Indeed, under a regime of permanent full employment, the ‘sack’ would cease to play its role as a disciplinary measure. The social position of the boss would be undermined, and the self-assurance and class-consciousness of the working class would grow. Strikes for wage increases and improvements in conditions of work would create political tension. It is true that profits would be higher under a regime of full employment than they are on the average under laissez-faire… But ‘discipline in the factories’ and ‘political stability’ are more appreciated than profits by business leaders. Their class instinct tells them that lasting full employment is unsound from their point of view, and that unemployment is an integral part of the ‘normal’ capitalist system.

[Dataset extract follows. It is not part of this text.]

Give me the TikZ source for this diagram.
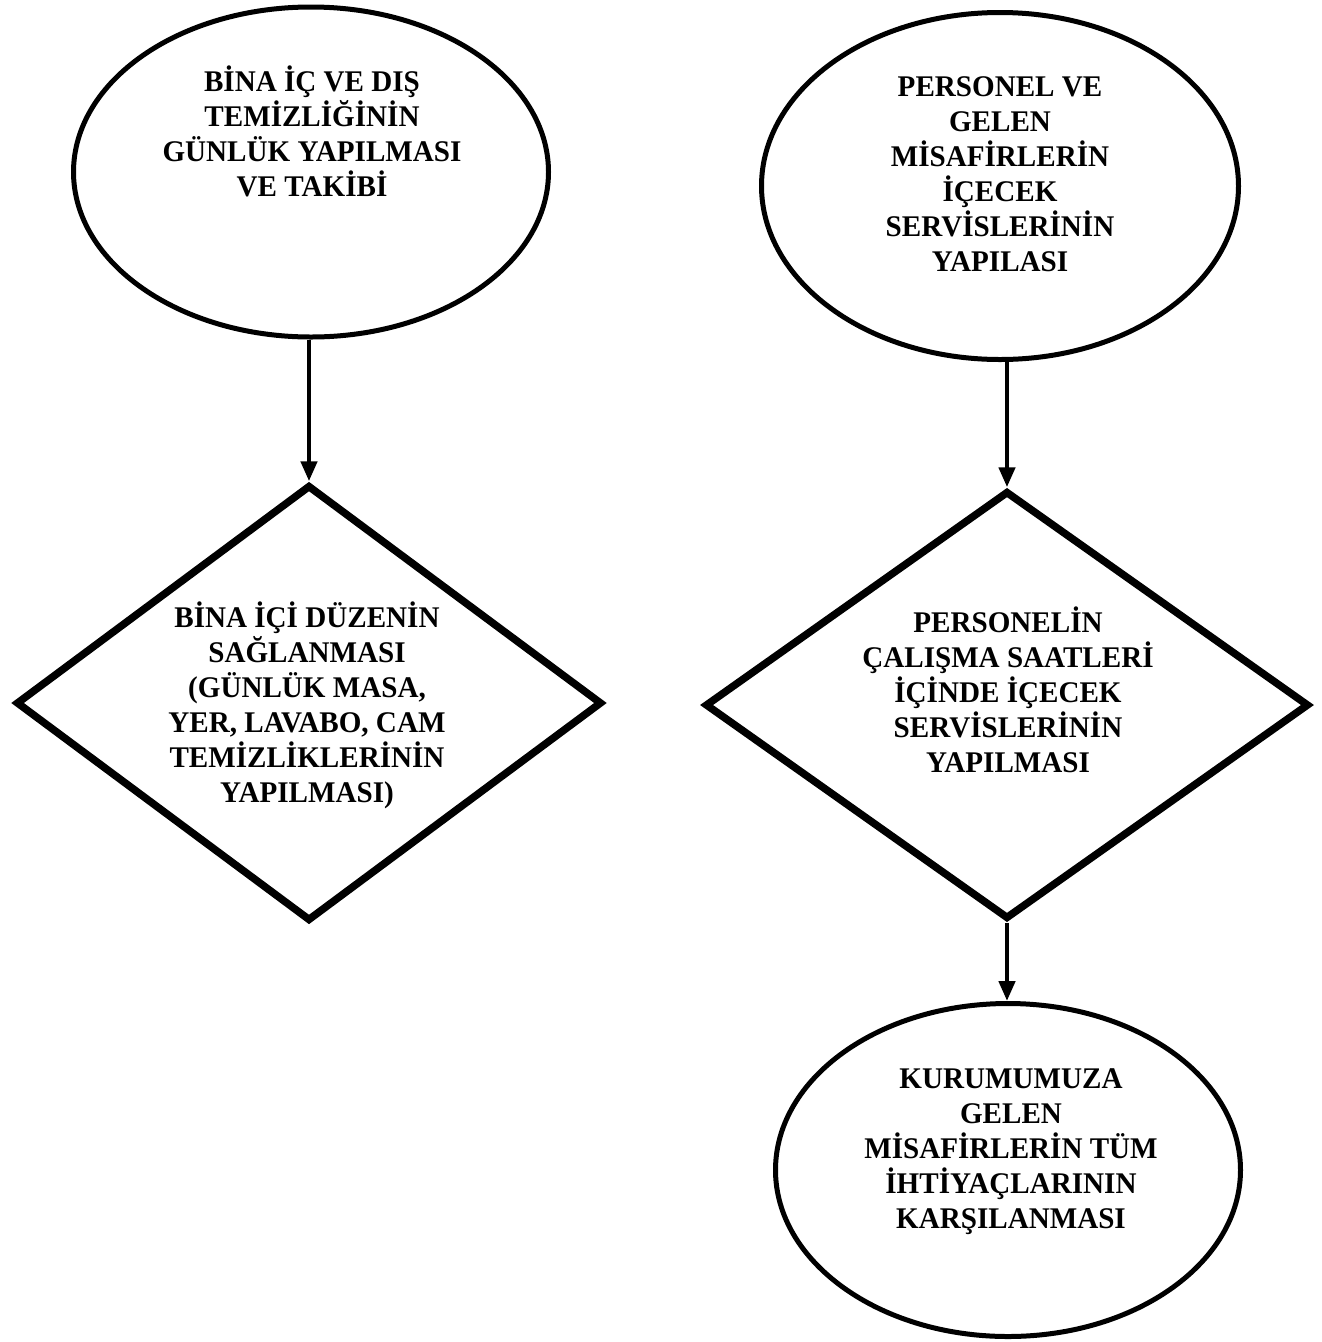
\documentclass[tikz,border=0pt]{standalone}
\usepackage{fontspec}
\setmainfont{Liberation Serif}[FakeStretch=0.97]
\usetikzlibrary{shapes.geometric,arrows.meta}
\begin{document}
\begin{tikzpicture}[x=1pt,y=-1pt,
  ellbox/.style={draw,ellipse,line width=5pt,inner sep=0pt},
  diabox/.style={draw,diamond,line width=7.5pt,inner sep=0pt},
  txt/.style={align=center,inner sep=0pt,font=\bfseries\fontsize{30}{35}\selectfont},
  arr/.style={line width=4.5pt,-{Triangle[width=16pt,length=20pt]}}]
\useasboundingbox (0,0) rectangle (1322,1342);
% shapes
\node[ellbox,minimum width=475pt,minimum height=330pt] (e1) at (311,172) {};
\node[ellbox,minimum width=477pt,minimum height=347pt] (e2) at (1000,186) {};
\node[diabox,minimum width=586pt,minimum height=436pt] (d1) at (309,703) {};
\node[diabox,minimum width=604pt,minimum height=428pt] (d2) at (1007,705) {};
\node[ellbox,minimum width=465pt,minimum height=333pt] (e3) at (1008,1170) {};
% texts
\node[txt] (t1) at (312,131) {BİNA İÇ VE DIŞ\\TEMİZLİĞİNİN\\GÜNLÜK YAPILMASI\\VE TAKİBİ};
\node[txt] (t2) at (1000,174) {PERSONEL VE\\GELEN\\MİSAFİRLERİN\\İÇECEK\\SERVİSLERİNİN\\YAPILASI};
\node[txt] (t3) at (307,705) {BİNA İÇİ DÜZENİN\\SAĞLANMASI\\(GÜNLÜK MASA,\\YER, LAVABO, CAM\\TEMİZLİKLERİNİN\\YAPILMASI)};
\node[txt] (t4) at (1008,690) {PERSONELİN\\ÇALIŞMA SAATLERİ\\İÇİNDE İÇECEK\\SERVİSLERİNİN\\YAPILMASI};
\node[txt] (t5) at (1011,1152) {KURUMUMUZA\\GELEN\\MİSAFİRLERİN TÜM\\İHTİYAÇLARININ\\KARŞILANMASI};
% connectors
\draw[arr] (e1.south -| d1.north) -- (d1.north);
\draw[arr] (e2.south -| d2.north) -- (d2.north);
\draw[arr] (d2.south) -- (d2.south |- e3.north);
\end{tikzpicture}
\end{document}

A variation on the secular stagnation argument is that say that a renewed financial and economic crisis is more or less inevitable – which is indeed very likely – and that this will provide the final push away from neoliberalism. Personally, I find that hard to believe. It is more likely that a new crisis will lead to one of the following two scenarios: a major downturn that creates some significant disruption but doesn’t threaten the overall stability of the system, in which case, in the absence of mass mobilisation, we will see a similar response to the one witnessed post-2008 (short-lived Keynesianism followed by a return to business as usual); or a full-blown implosion of the system, in which case we will have much more to worry about than austerity, and we will probably have to face a fair amount of destruction before returning to a ‘new normal’ – if ever. 

 

Comrades, let’s not make the same mistake twice. Let’s not fool ourselves that change will come from above, if only we state our case in a sufficiently convincing manner. That the system will reform itself for the better in order to survive. Progressive change will only come about as the result of concrete political struggle. The alternative, as always, is barbarism.